Work required: Retype the listing that follows, exactly as written.

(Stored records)
□ □ □ □

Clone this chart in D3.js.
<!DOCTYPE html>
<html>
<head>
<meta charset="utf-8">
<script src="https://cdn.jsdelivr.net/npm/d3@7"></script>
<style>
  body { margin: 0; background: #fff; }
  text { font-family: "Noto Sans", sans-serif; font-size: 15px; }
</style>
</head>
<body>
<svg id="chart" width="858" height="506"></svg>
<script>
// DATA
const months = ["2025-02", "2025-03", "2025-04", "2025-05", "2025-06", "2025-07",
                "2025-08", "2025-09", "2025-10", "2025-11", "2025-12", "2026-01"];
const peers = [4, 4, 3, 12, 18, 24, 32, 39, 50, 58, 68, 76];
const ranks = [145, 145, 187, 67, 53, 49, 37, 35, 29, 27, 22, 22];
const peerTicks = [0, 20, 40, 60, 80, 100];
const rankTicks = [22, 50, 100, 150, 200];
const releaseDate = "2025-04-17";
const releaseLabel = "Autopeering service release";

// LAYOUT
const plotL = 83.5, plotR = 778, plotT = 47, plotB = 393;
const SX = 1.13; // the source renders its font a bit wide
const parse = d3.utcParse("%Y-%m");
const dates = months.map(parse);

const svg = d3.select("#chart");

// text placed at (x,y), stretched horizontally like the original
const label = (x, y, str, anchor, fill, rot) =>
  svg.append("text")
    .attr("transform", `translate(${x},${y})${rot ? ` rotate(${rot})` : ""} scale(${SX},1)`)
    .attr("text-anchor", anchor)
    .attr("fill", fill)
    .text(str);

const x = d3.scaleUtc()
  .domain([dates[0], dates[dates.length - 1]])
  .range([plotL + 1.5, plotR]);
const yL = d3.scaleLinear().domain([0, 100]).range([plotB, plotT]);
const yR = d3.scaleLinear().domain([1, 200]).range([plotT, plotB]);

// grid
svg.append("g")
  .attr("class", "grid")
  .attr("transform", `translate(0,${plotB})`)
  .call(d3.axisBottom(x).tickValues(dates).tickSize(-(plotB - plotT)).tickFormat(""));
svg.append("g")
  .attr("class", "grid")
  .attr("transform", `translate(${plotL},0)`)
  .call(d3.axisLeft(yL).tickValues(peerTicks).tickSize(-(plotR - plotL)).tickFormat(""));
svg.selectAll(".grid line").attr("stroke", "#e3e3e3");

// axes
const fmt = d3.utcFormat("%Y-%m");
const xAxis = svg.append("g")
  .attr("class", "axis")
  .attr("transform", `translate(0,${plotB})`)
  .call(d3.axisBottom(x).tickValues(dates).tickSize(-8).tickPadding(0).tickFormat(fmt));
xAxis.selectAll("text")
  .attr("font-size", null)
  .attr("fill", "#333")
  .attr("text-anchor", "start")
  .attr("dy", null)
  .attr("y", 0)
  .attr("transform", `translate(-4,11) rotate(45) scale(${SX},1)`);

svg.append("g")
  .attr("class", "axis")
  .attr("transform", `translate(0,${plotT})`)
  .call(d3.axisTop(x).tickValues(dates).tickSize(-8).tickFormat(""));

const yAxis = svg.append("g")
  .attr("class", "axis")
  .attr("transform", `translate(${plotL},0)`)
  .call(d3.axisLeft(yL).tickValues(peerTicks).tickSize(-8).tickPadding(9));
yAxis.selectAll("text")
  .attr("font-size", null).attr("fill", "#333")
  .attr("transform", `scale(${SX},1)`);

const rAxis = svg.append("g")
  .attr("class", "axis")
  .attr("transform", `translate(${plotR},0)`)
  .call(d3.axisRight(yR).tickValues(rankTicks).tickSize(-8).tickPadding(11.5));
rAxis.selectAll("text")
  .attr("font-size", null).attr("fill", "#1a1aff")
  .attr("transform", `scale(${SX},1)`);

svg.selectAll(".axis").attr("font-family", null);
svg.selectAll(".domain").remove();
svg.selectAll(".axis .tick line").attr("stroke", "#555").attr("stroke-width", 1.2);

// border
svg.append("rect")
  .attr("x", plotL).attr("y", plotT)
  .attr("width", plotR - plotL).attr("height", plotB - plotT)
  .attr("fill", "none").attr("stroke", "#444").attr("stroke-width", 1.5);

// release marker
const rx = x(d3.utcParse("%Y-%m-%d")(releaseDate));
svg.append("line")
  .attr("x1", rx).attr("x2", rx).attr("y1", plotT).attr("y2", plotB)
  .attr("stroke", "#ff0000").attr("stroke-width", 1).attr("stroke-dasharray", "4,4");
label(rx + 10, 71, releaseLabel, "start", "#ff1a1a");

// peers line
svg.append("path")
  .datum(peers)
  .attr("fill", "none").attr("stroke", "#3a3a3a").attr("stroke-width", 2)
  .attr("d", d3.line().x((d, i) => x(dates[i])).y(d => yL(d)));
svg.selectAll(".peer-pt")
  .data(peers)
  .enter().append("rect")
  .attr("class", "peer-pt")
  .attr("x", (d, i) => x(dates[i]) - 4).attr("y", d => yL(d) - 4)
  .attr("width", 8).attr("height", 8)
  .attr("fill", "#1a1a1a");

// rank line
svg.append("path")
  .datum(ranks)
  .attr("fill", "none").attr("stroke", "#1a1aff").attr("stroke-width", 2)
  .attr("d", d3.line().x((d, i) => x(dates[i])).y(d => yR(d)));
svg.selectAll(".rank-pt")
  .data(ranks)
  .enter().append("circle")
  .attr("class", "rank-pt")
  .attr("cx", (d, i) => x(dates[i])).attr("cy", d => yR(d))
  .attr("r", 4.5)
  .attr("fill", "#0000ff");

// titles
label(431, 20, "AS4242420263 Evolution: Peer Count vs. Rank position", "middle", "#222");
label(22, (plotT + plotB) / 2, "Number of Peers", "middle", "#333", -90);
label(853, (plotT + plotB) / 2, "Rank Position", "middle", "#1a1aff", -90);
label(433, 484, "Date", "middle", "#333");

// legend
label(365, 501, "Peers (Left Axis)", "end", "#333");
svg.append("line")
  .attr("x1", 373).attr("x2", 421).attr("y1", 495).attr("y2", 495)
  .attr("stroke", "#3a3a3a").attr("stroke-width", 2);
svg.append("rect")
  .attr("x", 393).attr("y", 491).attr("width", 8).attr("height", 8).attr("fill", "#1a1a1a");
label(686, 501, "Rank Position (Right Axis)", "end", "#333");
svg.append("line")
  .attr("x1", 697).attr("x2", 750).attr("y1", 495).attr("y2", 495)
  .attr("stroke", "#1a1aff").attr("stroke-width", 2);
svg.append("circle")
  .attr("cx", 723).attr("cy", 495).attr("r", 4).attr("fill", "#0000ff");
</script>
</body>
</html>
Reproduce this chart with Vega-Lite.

□ □ □ □

Answer for the task:
Clone this chart in D3.js.
<!DOCTYPE html>
<html>
<head>
<meta charset="utf-8">
<script src="https://cdn.jsdelivr.net/npm/d3@7"></script>
<style>
  body { margin: 0; background: #fff; }
  text { font-family: "Noto Sans", sans-serif; font-size: 15px; }
</style>
</head>
<body>
<svg id="chart" width="858" height="506"></svg>
<script>
// DATA
const months = ["2025-02", "2025-03", "2025-04", "2025-05", "2025-06", "2025-07",
                "2025-08", "2025-09", "2025-10", "2025-11", "2025-12", "2026-01"];
const peers = [4, 4, 3, 12, 18, 24, 32, 39, 50, 58, 68, 76];
const ranks = [145, 145, 187, 67, 53, 49, 37, 35, 29, 27, 22, 22];
const peerTicks = [0, 20, 40, 60, 80, 100];
const rankTicks = [22, 50, 100, 150, 200];
const releaseDate = "2025-04-17";
const releaseLabel = "Autopeering service release";

// LAYOUT
const plotL = 83.5, plotR = 778, plotT = 47, plotB = 393;
const SX = 1.13; // the source renders its font a bit wide
const parse = d3.utcParse("%Y-%m");
const dates = months.map(parse);

const svg = d3.select("#chart");

// text placed at (x,y), stretched horizontally like the original
const label = (x, y, str, anchor, fill, rot) =>
  svg.append("text")
    .attr("transform", `translate(${x},${y})${rot ? ` rotate(${rot})` : ""} scale(${SX},1)`)
    .attr("text-anchor", anchor)
    .attr("fill", fill)
    .text(str);

const x = d3.scaleUtc()
  .domain([dates[0], dates[dates.length - 1]])
  .range([plotL + 1.5, plotR]);
const yL = d3.scaleLinear().domain([0, 100]).range([plotB, plotT]);
const yR = d3.scaleLinear().domain([1, 200]).range([plotT, plotB]);

// grid
svg.append("g")
  .attr("class", "grid")
  .attr("transform", `translate(0,${plotB})`)
  .call(d3.axisBottom(x).tickValues(dates).tickSize(-(plotB - plotT)).tickFormat(""));
svg.append("g")
  .attr("class", "grid")
  .attr("transform", `translate(${plotL},0)`)
  .call(d3.axisLeft(yL).tickValues(peerTicks).tickSize(-(plotR - plotL)).tickFormat(""));
svg.selectAll(".grid line").attr("stroke", "#e3e3e3");

// axes
const fmt = d3.utcFormat("%Y-%m");
const xAxis = svg.append("g")
  .attr("class", "axis")
  .attr("transform", `translate(0,${plotB})`)
  .call(d3.axisBottom(x).tickValues(dates).tickSize(-8).tickPadding(0).tickFormat(fmt));
xAxis.selectAll("text")
  .attr("font-size", null)
  .attr("fill", "#333")
  .attr("text-anchor", "start")
  .attr("dy", null)
  .attr("y", 0)
  .attr("transform", `translate(-4,11) rotate(45) scale(${SX},1)`);

svg.append("g")
  .attr("class", "axis")
  .attr("transform", `translate(0,${plotT})`)
  .call(d3.axisTop(x).tickValues(dates).tickSize(-8).tickFormat(""));

const yAxis = svg.append("g")
  .attr("class", "axis")
  .attr("transform", `translate(${plotL},0)`)
  .call(d3.axisLeft(yL).tickValues(peerTicks).tickSize(-8).tickPadding(9));
yAxis.selectAll("text")
  .attr("font-size", null).attr("fill", "#333")
  .attr("transform", `scale(${SX},1)`);

const rAxis = svg.append("g")
  .attr("class", "axis")
  .attr("transform", `translate(${plotR},0)`)
  .call(d3.axisRight(yR).tickValues(rankTicks).tickSize(-8).tickPadding(11.5));
rAxis.selectAll("text")
  .attr("font-size", null).attr("fill", "#1a1aff")
  .attr("transform", `scale(${SX},1)`);

svg.selectAll(".axis").attr("font-family", null);
svg.selectAll(".domain").remove();
svg.selectAll(".axis .tick line").attr("stroke", "#555").attr("stroke-width", 1.2);

// border
svg.append("rect")
  .attr("x", plotL).attr("y", plotT)
  .attr("width", plotR - plotL).attr("height", plotB - plotT)
  .attr("fill", "none").attr("stroke", "#444").attr("stroke-width", 1.5);

// release marker
const rx = x(d3.utcParse("%Y-%m-%d")(releaseDate));
svg.append("line")
  .attr("x1", rx).attr("x2", rx).attr("y1", plotT).attr("y2", plotB)
  .attr("stroke", "#ff0000").attr("stroke-width", 1).attr("stroke-dasharray", "4,4");
label(rx + 10, 71, releaseLabel, "start", "#ff1a1a");

// peers line
svg.append("path")
  .datum(peers)
  .attr("fill", "none").attr("stroke", "#3a3a3a").attr("stroke-width", 2)
  .attr("d", d3.line().x((d, i) => x(dates[i])).y(d => yL(d)));
svg.selectAll(".peer-pt")
  .data(peers)
  .enter().append("rect")
  .attr("class", "peer-pt")
  .attr("x", (d, i) => x(dates[i]) - 4).attr("y", d => yL(d) - 4)
  .attr("width", 8).attr("height", 8)
  .attr("fill", "#1a1a1a");

// rank line
svg.append("path")
  .datum(ranks)
  .attr("fill", "none").attr("stroke", "#1a1aff").attr("stroke-width", 2)
  .attr("d", d3.line().x((d, i) => x(dates[i])).y(d => yR(d)));
svg.selectAll(".rank-pt")
  .data(ranks)
  .enter().append("circle")
  .attr("class", "rank-pt")
  .attr("cx", (d, i) => x(dates[i])).attr("cy", d => yR(d))
  .attr("r", 4.5)
  .attr("fill", "#0000ff");

// titles
label(431, 20, "AS4242420263 Evolution: Peer Count vs. Rank position", "middle", "#222");
label(22, (plotT + plotB) / 2, "Number of Peers", "middle", "#333", -90);
label(853, (plotT + plotB) / 2, "Rank Position", "middle", "#1a1aff", -90);
label(433, 484, "Date", "middle", "#333");

// legend
label(365, 501, "Peers (Left Axis)", "end", "#333");
svg.append("line")
  .attr("x1", 373).attr("x2", 421).attr("y1", 495).attr("y2", 495)
  .attr("stroke", "#3a3a3a").attr("stroke-width", 2);
svg.append("rect")
  .attr("x", 393).attr("y", 491).attr("width", 8).attr("height", 8).attr("fill", "#1a1a1a");
label(686, 501, "Rank Position (Right Axis)", "end", "#333");
svg.append("line")
  .attr("x1", 697).attr("x2", 750).attr("y1", 495).attr("y2", 495)
  .attr("stroke", "#1a1aff").attr("stroke-width", 2);
svg.append("circle")
  .attr("cx", 723).attr("cy", 495).attr("r", 4).attr("fill", "#0000ff");
</script>
</body>
</html>
Reproduce this chart with Vega-Lite.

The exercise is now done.